Columbia students are calling for more input in their required reading, since much of the literature included in the current syllabi contains violent sexual acts that some might consider upsetting. Ovid’s Metamorphoses has been canned. Vladimir Nabokov’s Lolita is on the chopping block. This is unfortunate, especially because the students—or, at least, some of those represented in an article by the Wall Street Journal—seem unclear on what exactly the problem is.

The article seems to conflate separate issues. The first is whether touchy subject matter should come equipped with "trigger warnings," with professors required to indicate verbally or via, I don't know, skywriting, that the story they're about to read might be disturbing.

“Some people would prefer not to be blindsided by reminders of traumatic experiences,” rising senior Charlotte Bullard Davies told the paper. Trigger warnings “can be a useful tool for someone who says, ‘I am going to read this, but…in a contextualized, thoughtful way.’” The paper adds that students are concerned with the university's "Eurocentric selection," and that it's "mandating works with overtones of racism and sexism and teaching them uncritically."

First off, the ostensible purpose of any college humanities course, much less one called "Masterpieces of Western Literature and Philosophy," is to help students examine literature through a critical lens, both in the context of the era in which it was written, and the world we live in now. If a required course is failing in that pursuit, Columbia is failing its students on a very, very basic level.

So what exactly, then, is the issue? Is it the "Eurocentric selection"—the preponderance of white male authors dominating the reading list? Or the content—the "overtones of racism and sexism"? In other words—is it the presence of racism and sexism, or the way those issues are handled by the author?

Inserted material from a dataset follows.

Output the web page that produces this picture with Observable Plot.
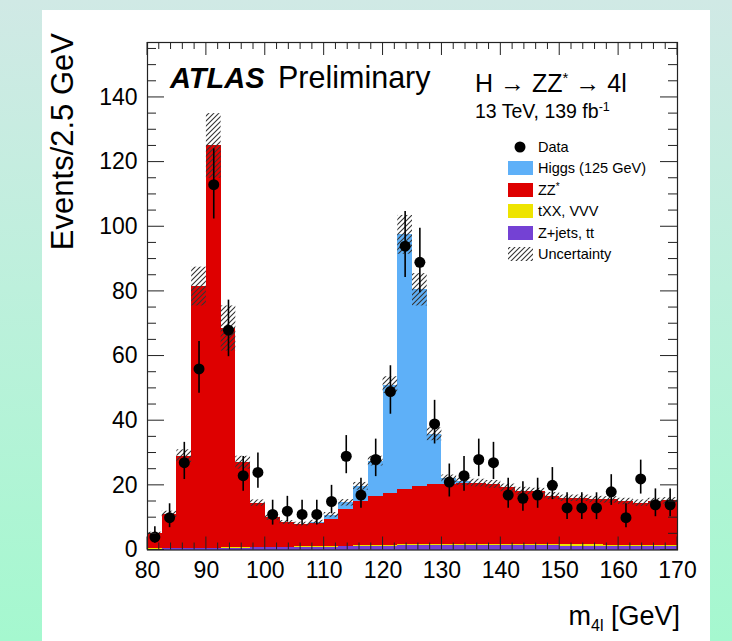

Metamorphoses was replaced by a text from Toni Morrison, an odd choice if the point is to avoid grappling with disturbing events. (All books worth reading, it turns out, grapple with disturbing events.) It's unclear from the Journal which of Morrison's works were selected, but it feels safe to say that it, too, would make a good candidate for a trigger warning.

But implementing trigger warnings was never on the table, said Julie Crawford, chairwoman of Columbia College’s literature humanities department. “At no point did [we] consider trigger warnings as being something that could be productively or intellectually mandated, or made structural,” she said, adding that such warnings could threaten “intellectual freedom."

So the answer is—what? To pluck respected and important books, seemingly at random? In what way does that not threaten “intellectual freedom"? As student Micah J. Fleck put it: “If you are going to remove some texts, what kind of texts should you replace them with? It would still result in the same goal, which is intellectually stimulating us, and not shielding us from things that might be too scary,” he said. “I definitely am a fan of Toni Morrison’s, but it’s a matter of how well she fits in with the surrounding curriculum, and I hope whoever makes that decision is being intellectually honest.”

The answer is not to pull controversial or disturbing works from Columbia's list of required reading, nor is it to tack on some facile warning about "disturbing content." The answer is to examine what makes the content controversial and disturbing in the first place, to consider where the author it coming from, and where the characters are coming from, and to parse why they make us feel the way they do.

Isn't that why we read Lolita? Isn't that why we read...anything? If we're not doing that, then what is the point?